The announcement was met with silence, according to lawmakers in the room.
“Disappointed, I think, would be the mood,” Rep. Phil Roe (R-Tenn.) said. “Everyone understands where the Speaker is on this, and many people offered a sympathetic view of where he was.”
After the press conference, a rueful Boehner crooned the Disney song “Zip-A-Dee-Doo-Dah” on the way out the door.
But members said they weren’t fooled.
“This is not fun for him, to say the least,” Rep. James Lankford (R-Okla.) said.
Throughout the day, Republicans vented their frustration in every direction — at the White House and Senate Democrats, at their leadership and at their own colleagues.
Even as conservative activists blasted Boehner in statements, members largely absolved him of blame.
“The frustration the conference has is not with the Speaker. It’s with President Obama,” said conservative Rep. Raúl Labrador (R-Idaho), who voted against Boehner’s reelection and has suggested the House needs new leadership in the next Congress.
Boehner’s allies argued that the Speaker, by steering members away from a head-on confrontation, had saved his party from a repeat of its politically damaging defeat after the government shutdown last fall. Boehner began lowering expectations for a debt-limit victory weeks ago, and conservatives like Labrador publicly argued for putting up a clean bill that would be passed by Democrats.

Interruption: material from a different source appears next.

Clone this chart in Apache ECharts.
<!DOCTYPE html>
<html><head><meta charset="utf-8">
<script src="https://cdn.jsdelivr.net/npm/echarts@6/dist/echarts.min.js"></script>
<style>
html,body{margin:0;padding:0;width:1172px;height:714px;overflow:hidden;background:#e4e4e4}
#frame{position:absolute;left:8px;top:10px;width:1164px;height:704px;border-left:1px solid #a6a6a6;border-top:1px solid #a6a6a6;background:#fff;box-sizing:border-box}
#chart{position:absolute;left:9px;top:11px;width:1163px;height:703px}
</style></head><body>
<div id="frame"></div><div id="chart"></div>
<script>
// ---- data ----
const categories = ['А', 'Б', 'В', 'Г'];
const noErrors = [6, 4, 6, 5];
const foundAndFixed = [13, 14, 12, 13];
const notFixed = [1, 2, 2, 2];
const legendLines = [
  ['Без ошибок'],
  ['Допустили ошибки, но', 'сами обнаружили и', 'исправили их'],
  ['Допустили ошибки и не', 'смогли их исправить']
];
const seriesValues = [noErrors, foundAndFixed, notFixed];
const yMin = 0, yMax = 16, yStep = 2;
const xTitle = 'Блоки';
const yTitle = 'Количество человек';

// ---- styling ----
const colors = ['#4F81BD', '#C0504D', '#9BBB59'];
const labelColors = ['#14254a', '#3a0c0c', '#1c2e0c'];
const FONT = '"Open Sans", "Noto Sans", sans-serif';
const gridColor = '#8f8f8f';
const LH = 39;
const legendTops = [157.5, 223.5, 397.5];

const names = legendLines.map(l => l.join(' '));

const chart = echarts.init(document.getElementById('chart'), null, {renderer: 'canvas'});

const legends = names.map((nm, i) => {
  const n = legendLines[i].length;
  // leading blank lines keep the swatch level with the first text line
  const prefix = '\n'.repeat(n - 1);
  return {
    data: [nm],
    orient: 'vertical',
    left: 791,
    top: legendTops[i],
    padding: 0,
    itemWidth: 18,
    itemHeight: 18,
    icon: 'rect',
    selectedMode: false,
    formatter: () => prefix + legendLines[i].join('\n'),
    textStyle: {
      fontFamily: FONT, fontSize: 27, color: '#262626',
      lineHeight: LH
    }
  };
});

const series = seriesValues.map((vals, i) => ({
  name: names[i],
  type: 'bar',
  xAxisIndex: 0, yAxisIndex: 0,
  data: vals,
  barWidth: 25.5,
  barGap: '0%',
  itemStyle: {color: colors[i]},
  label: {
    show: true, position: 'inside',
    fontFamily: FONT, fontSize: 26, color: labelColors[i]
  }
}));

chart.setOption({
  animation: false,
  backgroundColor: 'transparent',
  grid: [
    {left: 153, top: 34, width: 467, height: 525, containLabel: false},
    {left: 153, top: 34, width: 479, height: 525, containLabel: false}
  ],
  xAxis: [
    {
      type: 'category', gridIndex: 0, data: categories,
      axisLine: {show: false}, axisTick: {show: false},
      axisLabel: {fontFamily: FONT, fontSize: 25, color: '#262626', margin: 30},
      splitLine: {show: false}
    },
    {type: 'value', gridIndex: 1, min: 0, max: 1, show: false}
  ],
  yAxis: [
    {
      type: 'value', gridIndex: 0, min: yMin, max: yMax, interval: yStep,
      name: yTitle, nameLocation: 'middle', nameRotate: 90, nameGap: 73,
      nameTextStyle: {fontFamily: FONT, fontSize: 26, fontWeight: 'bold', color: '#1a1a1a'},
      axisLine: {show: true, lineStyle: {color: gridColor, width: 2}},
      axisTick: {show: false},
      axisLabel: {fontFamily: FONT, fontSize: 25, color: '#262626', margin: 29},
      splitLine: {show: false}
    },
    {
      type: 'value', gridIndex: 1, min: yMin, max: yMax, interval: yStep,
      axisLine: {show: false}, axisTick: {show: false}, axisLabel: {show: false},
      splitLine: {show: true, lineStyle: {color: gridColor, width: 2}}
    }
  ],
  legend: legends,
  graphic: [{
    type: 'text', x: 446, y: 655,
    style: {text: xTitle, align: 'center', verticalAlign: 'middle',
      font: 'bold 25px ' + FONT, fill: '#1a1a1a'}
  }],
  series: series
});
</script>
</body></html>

Yet if the frustration did not erupt at Boehner, it manifested itself in back-biting between members on the two wings of the party.
Inside the Republican meeting on Tuesday, centrist Rep. Charlie Dent (Pa.) stood up to complain that conservatives who rarely supported fiscal plans were once again driving the leadership’s considerations.
“I’m not going to let the country default on its obligations under any circumstances,” said Dent, one of 28 Republicans to support the clean debt-limit extension.
“I think more consideration should be given to those members who have the capacity to vote ‘yes’ on the debt ceiling than those who will always be voting ‘no,’ ” he added, describing his message to the party.
Rep. Adam Kinzinger (R-Ill.) said he hoped the moment would be “a wake-up call” for conservatives who have often defied the leadership.
“The reality is we’ve got to come to the realization that we’re not in the majority out in D.C. We’re in the minority,” he said. “So how do we get to yes on something without, you know, having to be pure all the time and say, ‘we’ve got to govern?’
“Unfortunately there’s a number in our party unwilling to make that tough decision,” Kinzinger continued. “I hope they come around to it, because they’re not getting paid the big bucks to make easy decisions.”
Looking ahead, Republicans said their only hope to avoid another debt-ceiling surrender in 2015 was to win the Senate in November and change the political dynamic.
In the meantime, members started to hash out ideas inside a meeting of the conservative Republican Study Committee on Tuesday afternoon. But the result, Lankford said, was the same.
“There was a lot of stuff thrown around, but there was no consensus,” he said. “If we had a consensus, we’d already be voting on it today. That’s still the challenge.”